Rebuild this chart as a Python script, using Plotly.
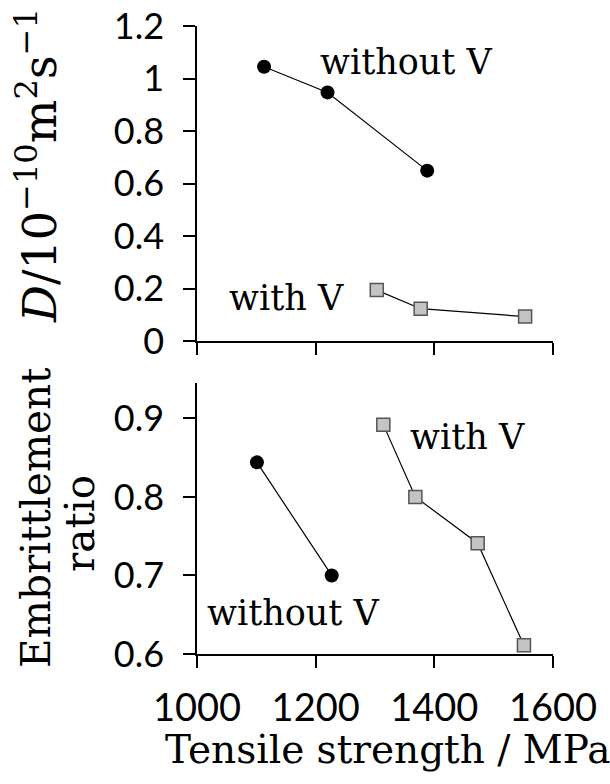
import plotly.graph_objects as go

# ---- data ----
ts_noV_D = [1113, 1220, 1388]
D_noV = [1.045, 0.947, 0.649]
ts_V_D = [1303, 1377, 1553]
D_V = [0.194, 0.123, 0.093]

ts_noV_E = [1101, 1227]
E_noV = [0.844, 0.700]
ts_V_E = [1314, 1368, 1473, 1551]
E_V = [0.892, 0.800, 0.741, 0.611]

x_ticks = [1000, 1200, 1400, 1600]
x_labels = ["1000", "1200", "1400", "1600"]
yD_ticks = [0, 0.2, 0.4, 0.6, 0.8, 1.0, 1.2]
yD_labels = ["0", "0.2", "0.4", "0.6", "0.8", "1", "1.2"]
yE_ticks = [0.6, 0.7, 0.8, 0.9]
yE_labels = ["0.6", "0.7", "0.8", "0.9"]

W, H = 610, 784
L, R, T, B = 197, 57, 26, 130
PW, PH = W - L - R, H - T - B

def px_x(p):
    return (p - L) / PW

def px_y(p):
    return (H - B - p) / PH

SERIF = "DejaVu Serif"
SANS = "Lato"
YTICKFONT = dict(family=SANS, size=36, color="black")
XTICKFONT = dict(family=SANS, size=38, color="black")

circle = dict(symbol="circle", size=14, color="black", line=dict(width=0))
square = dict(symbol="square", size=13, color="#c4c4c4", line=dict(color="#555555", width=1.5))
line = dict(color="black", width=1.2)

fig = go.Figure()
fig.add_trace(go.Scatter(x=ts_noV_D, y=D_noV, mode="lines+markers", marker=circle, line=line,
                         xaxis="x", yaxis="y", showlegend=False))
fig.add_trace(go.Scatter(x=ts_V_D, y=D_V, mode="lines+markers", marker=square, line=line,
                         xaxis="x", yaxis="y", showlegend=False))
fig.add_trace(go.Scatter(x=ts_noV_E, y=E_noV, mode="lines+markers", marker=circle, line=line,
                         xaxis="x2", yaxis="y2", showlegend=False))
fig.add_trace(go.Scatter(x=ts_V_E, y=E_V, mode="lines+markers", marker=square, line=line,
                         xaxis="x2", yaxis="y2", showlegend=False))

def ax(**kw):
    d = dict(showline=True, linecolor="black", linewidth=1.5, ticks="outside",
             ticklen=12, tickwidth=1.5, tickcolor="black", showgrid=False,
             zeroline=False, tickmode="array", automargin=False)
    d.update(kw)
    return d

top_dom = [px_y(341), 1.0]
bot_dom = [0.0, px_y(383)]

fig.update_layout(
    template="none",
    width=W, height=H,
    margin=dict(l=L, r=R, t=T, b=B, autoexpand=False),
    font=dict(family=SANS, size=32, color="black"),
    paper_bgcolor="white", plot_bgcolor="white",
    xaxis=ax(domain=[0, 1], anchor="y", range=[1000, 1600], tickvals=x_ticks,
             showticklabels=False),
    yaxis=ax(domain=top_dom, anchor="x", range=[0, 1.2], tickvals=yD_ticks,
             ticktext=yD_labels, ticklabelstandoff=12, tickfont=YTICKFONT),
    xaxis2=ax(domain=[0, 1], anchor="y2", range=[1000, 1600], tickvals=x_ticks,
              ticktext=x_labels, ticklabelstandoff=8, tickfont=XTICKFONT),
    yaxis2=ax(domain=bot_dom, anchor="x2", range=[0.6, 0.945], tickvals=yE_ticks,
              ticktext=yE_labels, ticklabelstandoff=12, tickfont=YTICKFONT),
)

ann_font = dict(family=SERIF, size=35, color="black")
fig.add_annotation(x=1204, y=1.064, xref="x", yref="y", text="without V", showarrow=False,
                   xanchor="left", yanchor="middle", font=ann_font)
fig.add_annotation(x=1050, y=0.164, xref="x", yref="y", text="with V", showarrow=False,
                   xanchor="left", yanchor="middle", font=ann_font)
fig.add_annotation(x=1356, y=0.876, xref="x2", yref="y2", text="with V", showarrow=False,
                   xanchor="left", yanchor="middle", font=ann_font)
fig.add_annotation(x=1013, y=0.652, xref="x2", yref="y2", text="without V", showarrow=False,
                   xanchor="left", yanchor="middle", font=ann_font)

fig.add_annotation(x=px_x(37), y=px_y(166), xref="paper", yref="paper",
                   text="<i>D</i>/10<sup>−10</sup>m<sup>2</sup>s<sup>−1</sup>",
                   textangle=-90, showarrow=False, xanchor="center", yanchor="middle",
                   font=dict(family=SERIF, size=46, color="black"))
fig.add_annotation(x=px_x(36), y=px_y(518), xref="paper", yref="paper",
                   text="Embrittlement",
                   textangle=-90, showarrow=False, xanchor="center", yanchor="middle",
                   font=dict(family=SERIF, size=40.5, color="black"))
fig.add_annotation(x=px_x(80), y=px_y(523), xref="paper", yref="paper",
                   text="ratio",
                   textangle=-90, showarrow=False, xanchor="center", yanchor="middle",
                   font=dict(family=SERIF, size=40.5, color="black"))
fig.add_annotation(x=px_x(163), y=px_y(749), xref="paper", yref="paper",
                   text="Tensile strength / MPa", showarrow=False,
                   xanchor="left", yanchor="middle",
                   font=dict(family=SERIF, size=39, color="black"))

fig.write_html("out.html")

**Short problem**:
Leave out the pictures and restate, word for word, the lines from the top of the data through the line containing "return (H - B - p) / PH", both included.

**In response**:
Rebuild this chart as a Python script, using Plotly.
import plotly.graph_objects as go

# ---- data ----
ts_noV_D = [1113, 1220, 1388]
D_noV = [1.045, 0.947, 0.649]
ts_V_D = [1303, 1377, 1553]
D_V = [0.194, 0.123, 0.093]

ts_noV_E = [1101, 1227]
E_noV = [0.844, 0.700]
ts_V_E = [1314, 1368, 1473, 1551]
E_V = [0.892, 0.800, 0.741, 0.611]

x_ticks = [1000, 1200, 1400, 1600]
x_labels = ["1000", "1200", "1400", "1600"]
yD_ticks = [0, 0.2, 0.4, 0.6, 0.8, 1.0, 1.2]
yD_labels = ["0", "0.2", "0.4", "0.6", "0.8", "1", "1.2"]
yE_ticks = [0.6, 0.7, 0.8, 0.9]
yE_labels = ["0.6", "0.7", "0.8", "0.9"]

W, H = 610, 784
L, R, T, B = 197, 57, 26, 130
PW, PH = W - L - R, H - T - B

def px_x(p):
    return (p - L) / PW

def px_y(p):
    return (H - B - p) / PH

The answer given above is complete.